Danach wurde als Aftershowparty einmal mehr die ehrwürdige “Empire of Darkness”-Party gefeiert. Besonders vor dem Hintergrund der just erfolgten Hiobsbotschaft, dass die Matrix zu 2020 den Partybetrieb einstellen wolle, feierte die Menge mit Wehmut im Herzen und noch erfüllt von den Klängen des Festivals bis in die Morgenstunden. Es ist aber ohnehin geplant, das Format EOD trotzdem noch in der Matrix weiterzuführen, die bereits geplanten Termine im Januar und das große Jubiläum am 14.02.20 finden ebenso definitiv statt!
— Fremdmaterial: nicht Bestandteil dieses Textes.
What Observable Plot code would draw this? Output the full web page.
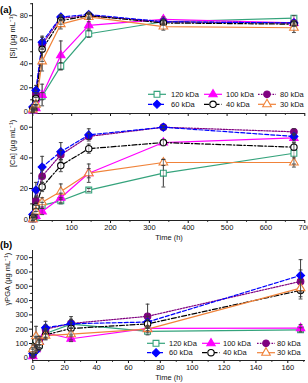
<!DOCTYPE html>
<html>
<head>
<meta charset="utf-8">
<script src="https://cdn.jsdelivr.net/npm/d3@7"></script>
<script src="https://cdn.jsdelivr.net/npm/@observablehq/plot@0.6"></script>
<style>
  html, body { margin: 0; padding: 0; background: #fff; }
  #chart { position: relative; width: 308px; height: 383px; overflow: hidden;
           font-family: "Liberation Sans", Arial, Helvetica, sans-serif; }
  #chart svg { position: absolute; left: 0; }
  .tag { position: absolute; left: 0; font: bold 9.5px "Liberation Sans", Arial, sans-serif; }
</style>
</head>
<body>
<div id="chart"></div>
<script>
// Series (molecular weight of the polymer)
const seriesNames = ["120 kDa", "100 kDa", "80 kDa", "60 kDa", "40 kDa", "30 kDa"];

// (a) dissolution over four weeks
const timeA = [0, 8, 24, 72, 144, 336, 672];
const siMean = [
  [1, 4, 13, 38, 65, 75, 78],
  [1, 3, 14, 47, 72, 77, 74],
  [3, 15, 56, 78, 80, 75, 74],
  [4, 18, 58, 79, 81, 75, 74],
  [2, 11, 52, 76, 80, 74, 73],
  [2, 6, 42, 73, 79, 71, 70]
];
const siErr = [
  [1, 2, 3, 3, 3, 2, 2],
  [1, 2, 9, 12, 3, 2, 2],
  [1, 3, 4, 2, 2, 2, 2],
  [2, 4, 5, 2, 2, 2, 2],
  [1, 5, 10, 3, 2, 2, 2],
  [1, 3, 8, 4, 2, 3, 4]
];
const caMean = [
  [0, 1, 9, 12, 19, 30, 43],
  [0, 2, 5, 14, 30, 50, 53],
  [2, 12, 28, 42, 54, 60, 57],
  [3, 19, 34, 44, 55, 60, 54],
  [1, 8, 21, 35, 46, 50, 47],
  [0, 5, 11, 18, 30, 37, 37]
];
const caErr = [
  [1, 1, 2, 2, 1, 9, 7],
  [1, 1, 2, 3, 3, 2, 2],
  [1, 3, 4, 3, 2, 1, 2],
  [1, 5, 7, 6, 4, 1, 2],
  [1, 3, 3, 4, 3, 2, 2],
  [1, 2, 3, 5, 6, 2, 3]
];

// (b) polymer release over one week
const timeB = [0, 2, 4, 8, 24, 72, 168];
const pgaMean = [
  [40, 110, 90, 170, 235, 185, 195],
  [10, 60, 110, 175, 133, 205, 207],
  [20, 70, 120, 200, 240, 290, 534],
  [30, 50, 100, 210, 238, 250, 576],
  [50, 120, 80, 160, 205, 237, 471],
  [60, 150, 110, 155, 165, 200, 487]
];
const pgaErr = [
  [20, 30, 30, 30, 30, 25, 15],
  [10, 20, 20, 30, 20, 15, 25],
  [10, 20, 30, 30, 30, 85, 80],
  [10, 20, 30, 45, 50, 40, 110],
  [20, 30, 30, 30, 40, 30, 60],
  [30, 70, 40, 30, 40, 25, 60]
];

// Tick values
const ticksTimeA = [0, 100, 200, 300, 400, 500, 600, 700];
const ticksTimeAMinor = [50, 150, 250, 350, 450, 550, 650];
const ticksSi = [0, 20, 40, 60, 80];
const ticksSiMinor = [10, 30, 50, 70, 90];
const ticksCa = [0, 20, 40, 60];
const ticksCaMinor = [10, 30, 50];
const ticksTimeB = [0, 20, 40, 60, 80, 100, 120, 140, 160];
const ticksTimeBMinor = [10, 30, 50, 70, 90, 110, 130, 150, 170];
const ticksPga = [0, 100, 200, 300, 400, 500, 600, 700];
const ticksPgaMinor = [50, 150, 250, 350, 450, 550, 650];

// Series styling
const seriesColor = ["#35a37c", "#ff00ff", "#800080", "#0000ff", "#000000", "#f0833a"];
const seriesSymbol = ["square", "triangle", "circle", "diamond2", "circle", "triangle"];
const seriesD3Symbol = [d3.symbolSquare, d3.symbolTriangle, d3.symbolCircle, d3.symbolDiamond2, d3.symbolCircle, d3.symbolTriangle];
const seriesFilled = [false, true, true, true, false, false];
const seriesDash = [null, null, "1.6,1.3", "4,2", "5,2,1.5,2", null];
const seriesR = [3.3, 3.1, 3.3, 3.6, 3.2, 3.2];

const font = '"Liberation Sans", Arial, Helvetica, sans-serif';
const barColor = "#3a3a3a";

// horizontal cap drawn at the ends of each error bar
const capSymbol = {
  draw(ctx, size) {
    const w = Math.sqrt(size) / 2;
    ctx.moveTo(-w, 0);
    ctx.lineTo(w, 0);
  }
};

function seriesRows(times, means, errs) {
  return means.map((vals, i) =>
    vals.map((v, j) => ({series: seriesNames[i], t: times[j], v, e: errs[i][j]})));
}

function panel(cfg) {
  const groups = seriesRows(cfg.times, cfg.means, cfg.errs);
  const bars = groups.flat().filter(d => d.e > 0);
  const marks = [
    Plot.axisY(cfg.yMajor, {tickSize: 3, tickPadding: 1.5, label: null}),
    Plot.axisY(cfg.yMinor, {tickSize: 1.8, tickFormat: () => "", label: null}),
    Plot.axisX(cfg.xMajor, {tickSize: 3, tickPadding: 1.5, label: null,
      ...(cfg.xTickLabels ? {} : {tickFormat: () => ""})}),
    Plot.axisX(cfg.xMinor, {tickSize: 1.8, tickFormat: () => "", label: null}),
    Plot.ruleX([cfg.xDomain[0]], {stroke: "#222"}),
    Plot.ruleY([cfg.yDomain[0]], {stroke: "#222"}),
    ...groups.map((g, i) => Plot.line(g, {
      x: "t", y: "v", stroke: seriesColor[i], strokeWidth: 1.2,
      ...(seriesDash[i] ? {strokeDasharray: seriesDash[i]} : {})
    })),
    Plot.ruleX(bars, {x: "t", y1: d => d.v - d.e, y2: d => d.v + d.e, stroke: barColor, strokeWidth: 0.9}),
    ...groups.map((g, i) => Plot.dot(g, {
      x: "t", y: "v", symbol: seriesSymbol[i], r: seriesR[i],
      fill: seriesFilled[i] ? seriesColor[i] : "white",
      stroke: seriesColor[i], strokeWidth: 1.1
    })),
    Plot.ruleX(bars, {x: "t", y1: d => d.v - d.e, y2: d => d.v + d.e, stroke: barColor, strokeWidth: 0.7, strokeOpacity: 0.6}),
    Plot.dot(bars, {x: "t", y: d => d.v + d.e, symbol: capSymbol, r: 2.2, stroke: barColor, strokeWidth: 0.9}),
    Plot.dot(bars, {x: "t", y: d => d.v - d.e, symbol: capSymbol, r: 2.2, stroke: barColor, strokeWidth: 0.9}),
    Plot.text([cfg.yTitle], {text: d => d, frameAnchor: "left", rotate: -90, dx: cfg.yTitleDx, fontSize: 7.5})
  ];
  if (cfg.xTitle) marks.push(Plot.text([cfg.xTitle], {text: d => d, frameAnchor: "bottom", dy: 19, fontSize: 7.5}));
  const svg = Plot.plot({
    width: 308,
    height: cfg.height,
    marginLeft: 32,
    marginRight: 3,
    marginTop: cfg.marginTop,
    marginBottom: cfg.marginBottom,
    style: {background: "transparent", fontFamily: font, fontSize: "7.5px", overflow: "visible", color: "#111"},
    x: {domain: cfg.xDomain},
    y: {domain: cfg.yDomain},
    marks
  });
  svg.style.top = cfg.top + "px";
  return svg;
}

function legend(svg, rowY, markerX, textX) {
  const g = d3.select(svg).append("g")
    .attr("font-family", font).attr("font-size", 7.5).attr("fill", "#111")
    .attr("text-anchor", "start");
  seriesNames.forEach((name, i) => {
    const row = Math.floor(i / 3), col = i % 3;
    const y = rowY[row], cx = markerX[col];
    const ln = g.append("line")
      .attr("x1", cx - 9).attr("x2", cx + 9).attr("y1", y).attr("y2", y)
      .attr("stroke", seriesColor[i]).attr("stroke-width", 1.2);
    if (seriesDash[i]) ln.attr("stroke-dasharray", seriesDash[i]);
    g.append("path")
      .attr("transform", `translate(${cx},${y})`)
      .attr("d", d3.symbol(seriesD3Symbol[i], Math.PI * seriesR[i] * seriesR[i])())
      .attr("fill", seriesFilled[i] ? seriesColor[i] : "white")
      .attr("stroke", seriesColor[i]).attr("stroke-width", 1.1);
    g.append("text").attr("x", textX[col]).attr("y", y).attr("dy", "0.34em")
      .attr("text-anchor", "start").text(name);
  });
}

const chart = document.getElementById("chart");

const si = panel({
  times: timeA, means: siMean, errs: siErr,
  top: 0, height: 120, marginTop: 3, marginBottom: 7,
  xDomain: [-0.8, 701.8], yDomain: [-1.4, 90.2],
  xMajor: ticksTimeA, xMinor: ticksTimeAMinor, xTickLabels: false,
  yMajor: ticksSi, yMinor: ticksSiMinor,
  yTitle: "[Si] (µg mL⁻¹)", yTitleDx: -20
});
legend(si, [94.3, 104.3], [157, 213, 267], [171, 226, 280]);

const ca = panel({
  times: timeA, means: caMean, errs: caErr,
  top: 108, height: 137, marginTop: 5, marginBottom: 25,
  xDomain: [-0.8, 701.8], yDomain: [-0.85, 68.95],
  xMajor: ticksTimeA, xMinor: ticksTimeAMinor, xTickLabels: true,
  yMajor: ticksCa, yMinor: ticksCaMinor,
  yTitle: "[Ca] (µg mL⁻¹)", yTitleDx: -20, xTitle: "Time (h)"
});

const pga = panel({
  times: timeB, means: pgaMean, errs: pgaErr,
  top: 245, height: 138, marginTop: 5, marginBottom: 23,
  xDomain: [-0.2, 171.1], yDomain: [-18.9, 750],
  xMajor: ticksTimeB, xMinor: ticksTimeBMinor, xTickLabels: true,
  yMajor: ticksPga, yMinor: ticksPgaMinor,
  yTitle: "γPGA (µg mL⁻¹)", yTitleDx: -25, xTitle: "Time (h)"
});
legend(pga, [98.3, 107.7], [156, 211, 266], [169, 223, 277]);

chart.append(si, ca, pga);

for (const [label, top] of [["(a)", 4], ["(b)", 239]]) {
  const el = document.createElement("div");
  el.className = "tag";
  el.style.top = top + "px";
  el.textContent = label;
  chart.append(el);
}
</script>
</body>
</html>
Torben Schmidt von Infacted Recordings fungierte dieses Mal als Gast-DJ. Ihm gebührt der Dank dafür, dass seine Spürnase für grandiose Electro-Bands dafür sorgt, dass unsere “Plattenteller” niemals leer werden.

Fazit: Das bärenstarke E-X-E-Festival ließ sich von keinem Rückschlag und keinem Stein auf seinem Weg aufhalten und bescherte uns eine Tanznacht der besonderen Art. Der überall präsente Mike Kanetzky und die Techniker sorgten dafür, dass es bei kleineren Pannen blieb und so wurde der Abend ein voller Erfolg. Wer sich umhörte, bekam viel positives Feedback, auch ausländische Besucher wie zum Beispiel eigens aus Israel angereiste Fans brachten ihre Freude über die Atmosphäre und die fulminanten Konzerte zum Ausdruck. Das zeigt eindrucksvoll, dass wir trotz der Schließung von Klubs und des gefühlten Evensterbens in der Schwarzen Szene durchaus noch gut versorgt sind, gerade auch im Vergleich zu anderen Ländern. Das Publikum ist sich somit einig: Wir fordern eine unbedingte Fortführung der Veranstaltung im nächsten Jahr. Abschließen bleibt nur zu sagen: Die reparierte Brandschutzanlage änderte nichts daran, dass alle Matrix-Besucher Feuer und Flamme für das Event waren.